* TASK STATEMENT
Below is a listing to transcribe in full and exactly; keep the pictures out.

* RAW DATA
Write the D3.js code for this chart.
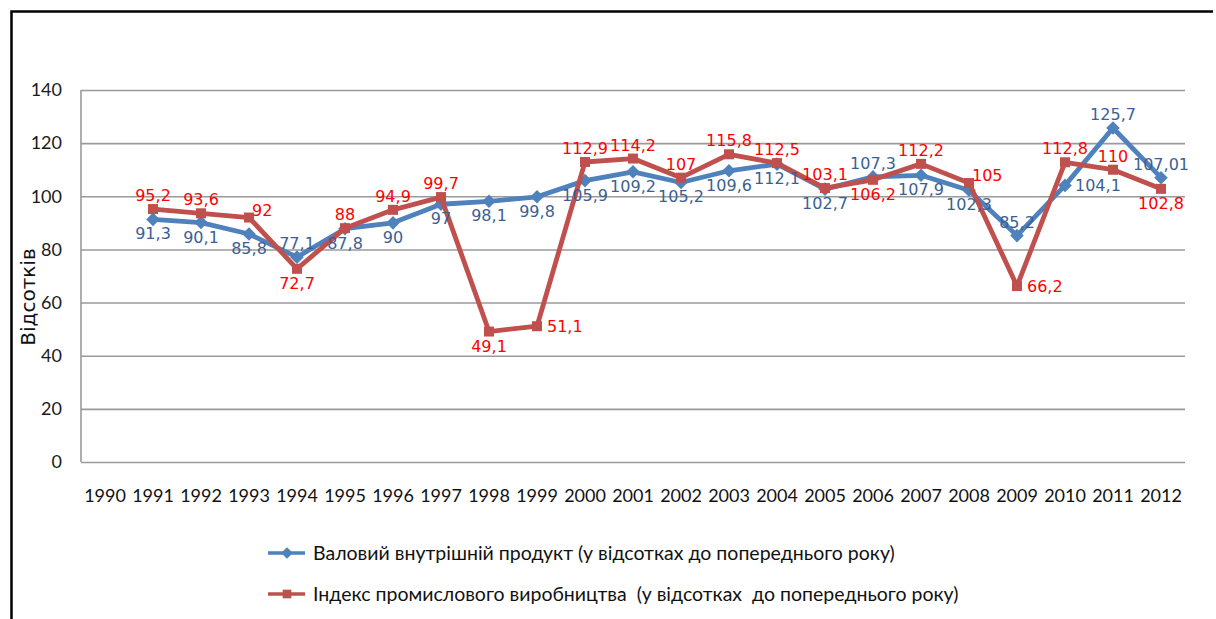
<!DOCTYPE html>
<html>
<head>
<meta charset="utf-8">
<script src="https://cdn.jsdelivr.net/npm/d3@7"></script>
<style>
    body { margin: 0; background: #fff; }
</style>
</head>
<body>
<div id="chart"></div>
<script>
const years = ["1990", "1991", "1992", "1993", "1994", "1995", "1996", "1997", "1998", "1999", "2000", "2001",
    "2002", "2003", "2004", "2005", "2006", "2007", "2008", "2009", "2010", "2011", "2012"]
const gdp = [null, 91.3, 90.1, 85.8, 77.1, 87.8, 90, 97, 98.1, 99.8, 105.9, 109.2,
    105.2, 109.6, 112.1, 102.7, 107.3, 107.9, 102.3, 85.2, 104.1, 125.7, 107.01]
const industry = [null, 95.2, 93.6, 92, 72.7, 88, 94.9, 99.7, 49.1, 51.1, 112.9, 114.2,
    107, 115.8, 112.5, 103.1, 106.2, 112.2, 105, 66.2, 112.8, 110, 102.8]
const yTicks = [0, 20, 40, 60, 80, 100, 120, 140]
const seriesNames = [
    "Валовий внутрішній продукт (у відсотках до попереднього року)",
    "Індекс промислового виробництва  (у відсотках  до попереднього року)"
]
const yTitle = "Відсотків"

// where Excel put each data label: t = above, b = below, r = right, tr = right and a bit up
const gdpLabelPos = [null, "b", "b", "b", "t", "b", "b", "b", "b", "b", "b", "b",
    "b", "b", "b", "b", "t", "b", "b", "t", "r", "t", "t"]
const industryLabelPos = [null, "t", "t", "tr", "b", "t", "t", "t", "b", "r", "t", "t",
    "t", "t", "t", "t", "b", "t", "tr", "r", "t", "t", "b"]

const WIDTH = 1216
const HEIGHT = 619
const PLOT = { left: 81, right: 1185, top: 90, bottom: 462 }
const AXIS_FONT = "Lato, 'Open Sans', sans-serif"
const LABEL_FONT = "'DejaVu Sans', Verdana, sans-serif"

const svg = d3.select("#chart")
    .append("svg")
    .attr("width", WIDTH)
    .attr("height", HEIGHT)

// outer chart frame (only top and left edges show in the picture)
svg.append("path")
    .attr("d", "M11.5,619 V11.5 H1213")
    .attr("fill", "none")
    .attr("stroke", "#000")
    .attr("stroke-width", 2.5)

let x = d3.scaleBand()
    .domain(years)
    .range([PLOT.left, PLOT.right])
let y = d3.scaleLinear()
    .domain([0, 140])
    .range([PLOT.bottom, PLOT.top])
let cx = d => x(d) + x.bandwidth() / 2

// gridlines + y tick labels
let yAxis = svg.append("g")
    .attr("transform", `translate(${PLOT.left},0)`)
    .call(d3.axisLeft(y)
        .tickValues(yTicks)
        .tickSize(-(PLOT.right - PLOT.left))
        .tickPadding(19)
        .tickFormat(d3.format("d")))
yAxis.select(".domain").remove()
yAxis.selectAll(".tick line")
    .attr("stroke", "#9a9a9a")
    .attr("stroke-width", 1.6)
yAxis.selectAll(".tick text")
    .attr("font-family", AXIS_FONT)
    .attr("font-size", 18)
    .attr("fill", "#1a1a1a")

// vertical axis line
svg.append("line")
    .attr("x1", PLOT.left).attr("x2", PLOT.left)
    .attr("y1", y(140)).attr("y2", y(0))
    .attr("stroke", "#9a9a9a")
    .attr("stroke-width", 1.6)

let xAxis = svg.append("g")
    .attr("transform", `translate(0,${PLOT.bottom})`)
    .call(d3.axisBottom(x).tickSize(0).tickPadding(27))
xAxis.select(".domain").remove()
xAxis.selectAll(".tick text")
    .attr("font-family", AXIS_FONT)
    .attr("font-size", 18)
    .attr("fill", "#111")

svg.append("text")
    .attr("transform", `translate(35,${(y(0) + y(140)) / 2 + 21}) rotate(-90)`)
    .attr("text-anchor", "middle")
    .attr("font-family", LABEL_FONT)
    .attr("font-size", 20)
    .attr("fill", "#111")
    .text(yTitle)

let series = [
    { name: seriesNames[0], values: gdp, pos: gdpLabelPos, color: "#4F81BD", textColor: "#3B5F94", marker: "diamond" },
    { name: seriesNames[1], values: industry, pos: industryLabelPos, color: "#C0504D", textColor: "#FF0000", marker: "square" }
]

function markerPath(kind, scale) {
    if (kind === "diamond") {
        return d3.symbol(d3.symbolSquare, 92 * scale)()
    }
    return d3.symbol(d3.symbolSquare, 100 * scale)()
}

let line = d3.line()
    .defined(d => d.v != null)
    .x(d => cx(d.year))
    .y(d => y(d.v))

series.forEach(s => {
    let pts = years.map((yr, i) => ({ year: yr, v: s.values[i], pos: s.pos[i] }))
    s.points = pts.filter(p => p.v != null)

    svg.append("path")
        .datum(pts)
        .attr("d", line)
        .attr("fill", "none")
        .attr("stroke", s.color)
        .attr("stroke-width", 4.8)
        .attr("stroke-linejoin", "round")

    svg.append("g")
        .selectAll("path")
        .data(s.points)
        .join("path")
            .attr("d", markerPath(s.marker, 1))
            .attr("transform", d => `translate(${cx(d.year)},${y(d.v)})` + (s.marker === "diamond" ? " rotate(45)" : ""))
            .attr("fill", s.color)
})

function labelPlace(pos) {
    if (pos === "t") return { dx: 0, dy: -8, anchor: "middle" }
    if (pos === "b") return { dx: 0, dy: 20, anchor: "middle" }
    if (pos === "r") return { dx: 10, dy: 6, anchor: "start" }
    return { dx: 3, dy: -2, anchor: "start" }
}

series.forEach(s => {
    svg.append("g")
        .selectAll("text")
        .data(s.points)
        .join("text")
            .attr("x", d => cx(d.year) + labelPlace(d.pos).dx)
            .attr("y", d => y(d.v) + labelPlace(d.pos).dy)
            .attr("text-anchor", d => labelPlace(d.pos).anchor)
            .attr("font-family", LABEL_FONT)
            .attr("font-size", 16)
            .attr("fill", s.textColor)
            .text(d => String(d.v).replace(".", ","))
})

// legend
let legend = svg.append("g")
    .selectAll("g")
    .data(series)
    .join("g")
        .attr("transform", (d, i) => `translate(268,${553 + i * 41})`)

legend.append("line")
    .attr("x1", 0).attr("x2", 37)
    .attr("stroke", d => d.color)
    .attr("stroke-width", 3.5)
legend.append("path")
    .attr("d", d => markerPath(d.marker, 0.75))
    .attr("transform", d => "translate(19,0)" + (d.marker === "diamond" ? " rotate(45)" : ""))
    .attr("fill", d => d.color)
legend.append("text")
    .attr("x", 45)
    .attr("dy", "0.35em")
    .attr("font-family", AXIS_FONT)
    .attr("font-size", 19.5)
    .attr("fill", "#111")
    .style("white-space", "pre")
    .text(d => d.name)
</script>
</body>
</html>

* RESPONSE
Write the D3.js code for this chart.
<!DOCTYPE html>
<html>
<head>
<meta charset="utf-8">
<script src="https://cdn.jsdelivr.net/npm/d3@7"></script>
<style>
    body { margin: 0; background: #fff; }
</style>
</head>
<body>
<div id="chart"></div>
<script>
const years = ["1990", "1991", "1992", "1993", "1994", "1995", "1996", "1997", "1998", "1999", "2000", "2001",
    "2002", "2003", "2004", "2005", "2006", "2007", "2008", "2009", "2010", "2011", "2012"]
const gdp = [null, 91.3, 90.1, 85.8, 77.1, 87.8, 90, 97, 98.1, 99.8, 105.9, 109.2,
    105.2, 109.6, 112.1, 102.7, 107.3, 107.9, 102.3, 85.2, 104.1, 125.7, 107.01]
const industry = [null, 95.2, 93.6, 92, 72.7, 88, 94.9, 99.7, 49.1, 51.1, 112.9, 114.2,
    107, 115.8, 112.5, 103.1, 106.2, 112.2, 105, 66.2, 112.8, 110, 102.8]
const yTicks = [0, 20, 40, 60, 80, 100, 120, 140]
const seriesNames = [
    "Валовий внутрішній продукт (у відсотках до попереднього року)",
    "Індекс промислового виробництва  (у відсотках  до попереднього року)"
]
const yTitle = "Відсотків"

// where Excel put each data label: t = above, b = below, r = right, tr = right and a bit up
const gdpLabelPos = [null, "b", "b", "b", "t", "b", "b", "b", "b", "b", "b", "b",
    "b", "b", "b", "b", "t", "b", "b", "t", "r", "t", "t"]
const industryLabelPos = [null, "t", "t", "tr", "b", "t", "t", "t", "b", "r", "t", "t",
    "t", "t", "t", "t", "b", "t", "tr", "r", "t", "t", "b"]

const WIDTH = 1216
const HEIGHT = 619
const PLOT = { left: 81, right: 1185, top: 90, bottom: 462 }
const AXIS_FONT = "Lato, 'Open Sans', sans-serif"
const LABEL_FONT = "'DejaVu Sans', Verdana, sans-serif"

const svg = d3.select("#chart")
    .append("svg")
    .attr("width", WIDTH)
    .attr("height", HEIGHT)

// outer chart frame (only top and left edges show in the picture)
svg.append("path")
    .attr("d", "M11.5,619 V11.5 H1213")
    .attr("fill", "none")
    .attr("stroke", "#000")
    .attr("stroke-width", 2.5)

let x = d3.scaleBand()
    .domain(years)
    .range([PLOT.left, PLOT.right])
let y = d3.scaleLinear()
    .domain([0, 140])
    .range([PLOT.bottom, PLOT.top])
let cx = d => x(d) + x.bandwidth() / 2

// gridlines + y tick labels
let yAxis = svg.append("g")
    .attr("transform", `translate(${PLOT.left},0)`)
    .call(d3.axisLeft(y)
        .tickValues(yTicks)
        .tickSize(-(PLOT.right - PLOT.left))
        .tickPadding(19)
        .tickFormat(d3.format("d")))
yAxis.select(".domain").remove()
yAxis.selectAll(".tick line")
    .attr("stroke", "#9a9a9a")
    .attr("stroke-width", 1.6)
yAxis.selectAll(".tick text")
    .attr("font-family", AXIS_FONT)
    .attr("font-size", 18)
    .attr("fill", "#1a1a1a")

// vertical axis line
svg.append("line")
    .attr("x1", PLOT.left).attr("x2", PLOT.left)
    .attr("y1", y(140)).attr("y2", y(0))
    .attr("stroke", "#9a9a9a")
    .attr("stroke-width", 1.6)

let xAxis = svg.append("g")
    .attr("transform", `translate(0,${PLOT.bottom})`)
    .call(d3.axisBottom(x).tickSize(0).tickPadding(27))
xAxis.select(".domain").remove()
xAxis.selectAll(".tick text")
    .attr("font-family", AXIS_FONT)
    .attr("font-size", 18)
    .attr("fill", "#111")

svg.append("text")
    .attr("transform", `translate(35,${(y(0) + y(140)) / 2 + 21}) rotate(-90)`)
    .attr("text-anchor", "middle")
    .attr("font-family", LABEL_FONT)
    .attr("font-size", 20)
    .attr("fill", "#111")
    .text(yTitle)

let series = [
    { name: seriesNames[0], values: gdp, pos: gdpLabelPos, color: "#4F81BD", textColor: "#3B5F94", marker: "diamond" },
    { name: seriesNames[1], values: industry, pos: industryLabelPos, color: "#C0504D", textColor: "#FF0000", marker: "square" }
]

function markerPath(kind, scale) {
    if (kind === "diamond") {
        return d3.symbol(d3.symbolSquare, 92 * scale)()
    }
    return d3.symbol(d3.symbolSquare, 100 * scale)()
}

let line = d3.line()
    .defined(d => d.v != null)
    .x(d => cx(d.year))
    .y(d => y(d.v))

series.forEach(s => {
    let pts = years.map((yr, i) => ({ year: yr, v: s.values[i], pos: s.pos[i] }))
    s.points = pts.filter(p => p.v != null)

    svg.append("path")
        .datum(pts)
        .attr("d", line)
        .attr("fill", "none")
        .attr("stroke", s.color)
        .attr("stroke-width", 4.8)
        .attr("stroke-linejoin", "round")

    svg.append("g")
        .selectAll("path")
        .data(s.points)
        .join("path")
            .attr("d", markerPath(s.marker, 1))
            .attr("transform", d => `translate(${cx(d.year)},${y(d.v)})` + (s.marker === "diamond" ? " rotate(45)" : ""))
            .attr("fill", s.color)
})

function labelPlace(pos) {
    if (pos === "t") return { dx: 0, dy: -8, anchor: "middle" }
    if (pos === "b") return { dx: 0, dy: 20, anchor: "middle" }
    if (pos === "r") return { dx: 10, dy: 6, anchor: "start" }
    return { dx: 3, dy: -2, anchor: "start" }
}

series.forEach(s => {
    svg.append("g")
        .selectAll("text")
        .data(s.points)
        .join("text")
            .attr("x", d => cx(d.year) + labelPlace(d.pos).dx)
            .attr("y", d => y(d.v) + labelPlace(d.pos).dy)
            .attr("text-anchor", d => labelPlace(d.pos).anchor)
            .attr("font-family", LABEL_FONT)
            .attr("font-size", 16)
            .attr("fill", s.textColor)
            .text(d => String(d.v).replace(".", ","))
})

// legend
let legend = svg.append("g")
    .selectAll("g")
    .data(series)
    .join("g")
        .attr("transform", (d, i) => `translate(268,${553 + i * 41})`)

legend.append("line")
    .attr("x1", 0).attr("x2", 37)
    .attr("stroke", d => d.color)
    .attr("stroke-width", 3.5)
legend.append("path")
    .attr("d", d => markerPath(d.marker, 0.75))
    .attr("transform", d => "translate(19,0)" + (d.marker === "diamond" ? " rotate(45)" : ""))
    .attr("fill", d => d.color)
legend.append("text")
    .attr("x", 45)
    .attr("dy", "0.35em")
    .attr("font-family", AXIS_FONT)
    .attr("font-size", 19.5)
    .attr("fill", "#111")
    .style("white-space", "pre")
    .text(d => d.name)
</script>
</body>
</html>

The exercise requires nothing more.